The Supreme Court has ruled in favor of the National Port Authority (NPA) in a case involving a group under the banner of the Executive and Work Committee of the Consolidated Leave Employees and Beneficiaries of the ALICO Pension Fund vs the NPA, a release said.
According to the release, an opinion dated July 4, under the signatures of the full bench of the Supreme Court, cited lack of legal and factual merits in the case and that the informants suffered waiver and laches by waiting for 14 years before attending to their alleged grievance rather than pursuing same when the Supreme Court handed down its opinion and judgement as prescribed by law in such cases.
The thesis of the July 4th opinion in favor of the NPA follows arguments and contentions advanced by the parties in the High Court’s Chambers during the March Term of Court.
The informants had prayed the Court to set aside the 1998 opinion handed down by the Gloria Musu Scott’s full bench, which discharged the NPA from all liabilities of the ALICO funds.
The bill of information now dismissed by the Court’s full bench was filed by and through counselors Theophilus C. Gould (now deceased) and Fredie R. Taylor, Jr., of Kemp and Associates legal consultancy claiming US$7 million.
But NPA’s In-House Counsel Dexter Tiah, Sr., argued that the informants should have filed for re-argument within three days after the opinion of the Gloria Musu Scott bench of 1998 which is by law.

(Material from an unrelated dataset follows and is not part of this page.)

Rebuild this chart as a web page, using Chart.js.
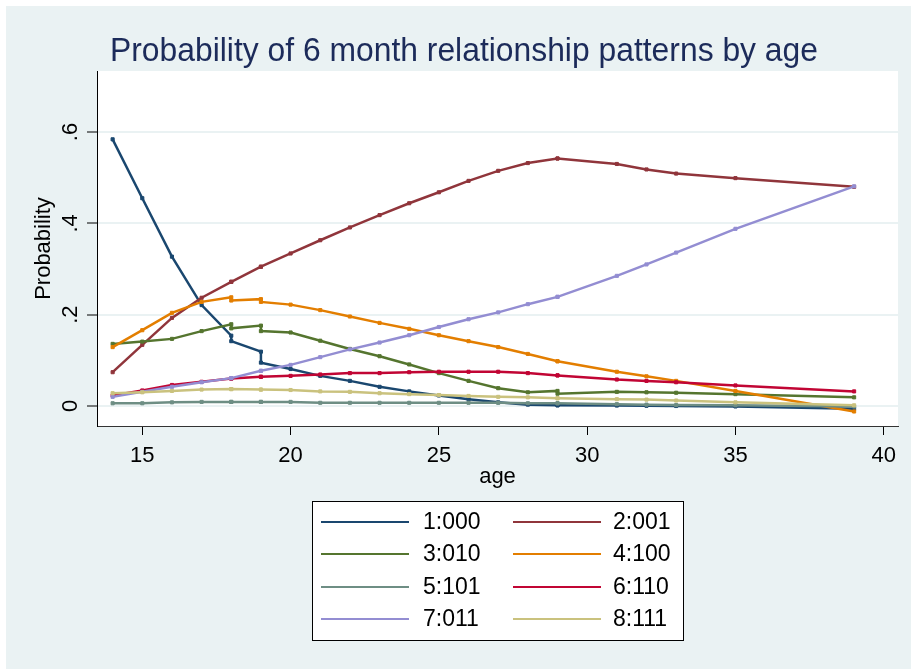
<!DOCTYPE html>
<html>
<head>
<meta charset="utf-8">
<script src="https://cdn.jsdelivr.net/npm/chart.js@4/dist/chart.umd.min.js"></script>
<style>
  html, body { margin: 0; padding: 0; background: #ffffff; }
  #wrap { position: relative; width: 911px; height: 669px; }
  canvas { display: block; }
</style>
</head>
<body>
<div id="wrap"><canvas id="c" width="911" height="669"></canvas></div>
<script>
// ---- data ----
const ages = [14,15,16,17,18,18,19,19,20,21,22,23,24,25,26,27,28,29,29,31,32,33,35,39];
const seriesNames = ['1:000','2:001','3:010','4:100','5:101','6:110','7:011','8:111'];
const s1 = [.584,.455,.327,.221,.154,.142,.119,.095,.081,.066,.055,.042,.032,.023,.015,.008,.003,.0015,.0015,.001,.0005,0,-.001,-.006];
const s2 = [.074,.134,.193,.237,.272,.272,.305,.305,.334,.363,.391,.418,.444,.468,.493,.515,.532,.542,.542,.530,.518,.509,.499,.480];
const s3 = [.136,.141,.147,.164,.179,.170,.176,.164,.161,.143,.125,.109,.091,.072,.055,.039,.030,.033,.027,.031,.030,.029,.026,.019];
const s4 = [.129,.166,.204,.228,.238,.231,.234,.228,.222,.210,.196,.182,.169,.155,.142,.129,.114,.098,.098,.075,.065,.055,.033,-.012];
const s5 = [.006,.006,.008,.009,.009,.009,.009,.009,.009,.007,.007,.007,.007,.007,.007,.007,.006,.006,.006,.004,.003,.002,.0015,-.001];
const s6 = [.023,.034,.046,.053,.060,.060,.064,.064,.066,.069,.072,.072,.074,.075,.075,.075,.072,.067,.067,.058,.055,.052,.045,.032];
const s7 = [.020,.031,.042,.052,.061,.061,.077,.077,.090,.107,.124,.139,.155,.173,.190,.205,.223,.239,.239,.285,.310,.336,.388,.481];
const s8 = [.028,.030,.033,.036,.037,.037,.036,.036,.035,.032,.031,.028,.026,.024,.022,.020,.019,.017,.017,.015,.014,.012,.008,.0015];
const xTicks = [15,20,25,30,35,40];
const yTicks = [0,.2,.4,.6];
const yTickLabels = ['0','.2','.4','.6'];
const titleText = 'Probability of 6 month relationship patterns by age';
const xTitle = 'age';
const yTitle = 'Probability';

// ---- styles ----
const colors = ['#1a476f','#90353b','#55752f','#e37e00','#6e8e84','#c10534','#938dd2','#cac27e'];
const allSeries = [s1,s2,s3,s4,s5,s6,s7,s8];
const FONT = '"Liberation Sans", Arial, Helvetica, sans-serif';
const BG = '#eaf2f3';

const datasets = allSeries.map((s, i) => ({
  label: seriesNames[i],
  data: ages.map((a, j) => ({x: a, y: s[j]})),
  borderColor: colors[i],
  backgroundColor: colors[i],
  borderWidth: 2.5,
  pointStyle: 'rect',
  pointRadius: 2.2,
  pointBorderWidth: 1,
  pointHoverRadius: 2.2,
  tension: 0,
  fill: false,
  order: 8 - i
}));

const decor = {
  id: 'decor',
  beforeDraw(chart) {
    const ctx = chart.ctx, a = chart.chartArea;
    ctx.save();
    ctx.fillStyle = '#ffffff';
    ctx.fillRect(0, 0, chart.width, chart.height);
    ctx.fillStyle = BG;
    ctx.fillRect(6, 6, chart.width - 6, chart.height - 6);
    ctx.fillStyle = '#ffffff';
    ctx.fillRect(a.left, a.top, a.right - a.left, a.bottom - a.top);
    ctx.restore();
  },
  afterDraw(chart) {
    const ctx = chart.ctx, a = chart.chartArea;
    const ys = chart.scales.y;
    ctx.save();
    // title
    ctx.fillStyle = '#1c2b5a';
    ctx.font = '33px ' + FONT;
    ctx.textBaseline = 'alphabetic';
    ctx.textAlign = 'left';
    const tw = ctx.measureText(titleText).width;
    const target = 708;
    ctx.save();
    ctx.translate(110, 61);
    ctx.scale(Math.min(1, target / tw), 1);
    ctx.fillText(titleText, 0, 0);
    ctx.restore();
    // y tick labels rotated
    ctx.fillStyle = '#000000';
    ctx.font = '22px ' + FONT;
    ctx.textAlign = 'center';
    ctx.textBaseline = 'middle';
    yTicks.forEach((v, i) => {
      const py = ys.getPixelForValue(v);
      ctx.save();
      ctx.translate(71, py);
      ctx.rotate(-Math.PI / 2);
      ctx.fillText(yTickLabels[i], 0, 0);
      ctx.restore();
    });
    // axis titles
    ctx.save();
    ctx.translate(44, (a.top + a.bottom) / 2);
    ctx.rotate(-Math.PI / 2);
    ctx.fillText(yTitle, 0, 0);
    ctx.restore();
    ctx.fillText(xTitle, (a.left + a.right) / 2, 477);
    // legend
    const L = {x: 312, y: 501, w: 371, h: 139};
    ctx.fillStyle = '#ffffff';
    ctx.fillRect(L.x, L.y, L.w, L.h);
    ctx.strokeStyle = '#000000';
    ctx.lineWidth = 1;
    ctx.strokeRect(L.x + 0.5, L.y + 0.5, L.w, L.h);
    const rowsY = [522, 554, 587, 619];
    const cols = [{l0: 321, l1: 409, t: 423}, {l0: 513, l1: 601, t: 613}];
    ctx.font = '23px ' + FONT;
    ctx.textAlign = 'left';
    ctx.textBaseline = 'middle';
    chart.data.datasets.forEach((ds, i) => {
      const r = Math.floor(i / 2), c = cols[i % 2];
      const y = rowsY[r];
      ctx.strokeStyle = ds.borderColor;
      ctx.lineWidth = 2;
      ctx.beginPath();
      ctx.moveTo(c.l0, y);
      ctx.lineTo(c.l1, y);
      ctx.stroke();
      ctx.fillStyle = '#000000';
      ctx.fillText(ds.label, c.t, y + 1);
    });
    ctx.restore();
  }
};

new Chart(document.getElementById('c'), {
  type: 'line',
  data: { datasets },
  plugins: [decor],
  options: {
    responsive: false,
    animation: false,
    devicePixelRatio: 1,
    layout: { padding: { left: 0, top: 71, right: 13, bottom: 0 } },
    plugins: { legend: { display: false }, title: { display: false }, tooltip: { enabled: false } },
    scales: {
      x: {
        type: 'linear',
        min: 13.473,
        max: 40.48,
        afterBuildTicks: (s) => { s.ticks = xTicks.map(v => ({value: v})); },
        afterFit: (s) => { s.height = 243; s.paddingLeft = 0; s.paddingRight = 0; },
        ticks: {
          color: '#000000',
          font: { family: FONT, size: 22 },
          padding: 8,
          maxRotation: 0,
          minRotation: 0,
          autoSkip: false,
          callback: (v) => String(v)
        },
        grid: { display: true, drawOnChartArea: false, drawTicks: true, tickLength: 9, tickColor: '#000000', tickWidth: 1 },
        border: { display: true, color: '#333333', width: 1 }
      },
      y: {
        type: 'linear',
        min: -0.0438,
        max: 0.7336,
        afterBuildTicks: (s) => { s.ticks = yTicks.map(v => ({value: v})); },
        afterFit: (s) => { s.width = 97; s.paddingTop = 0; s.paddingBottom = 0; },
        ticks: { display: false },
        grid: { display: true, color: BG, lineWidth: 2, drawTicks: true, tickLength: 10, tickColor: '#000000', tickWidth: 1 },
        border: { display: true, color: '#000000', width: 1 }
      }
    }
  }
});
</script>
</body>
</html>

The respondent prayed the court to have the bill of information dismissed, arguing that it was “untimely and without legal or factual merits.”
The Clerk of Court has therefore been ordered by the full bench to have the case stripped off the docket – since the attached costs have been adjusted against the informants.
Meanwhile, NPA Acting Managing Director Celia Cuffy–Brown has described the High Court’s judgment as a landmark legal victory for the Weah-led government, and a milestone accomplishment for the NPA.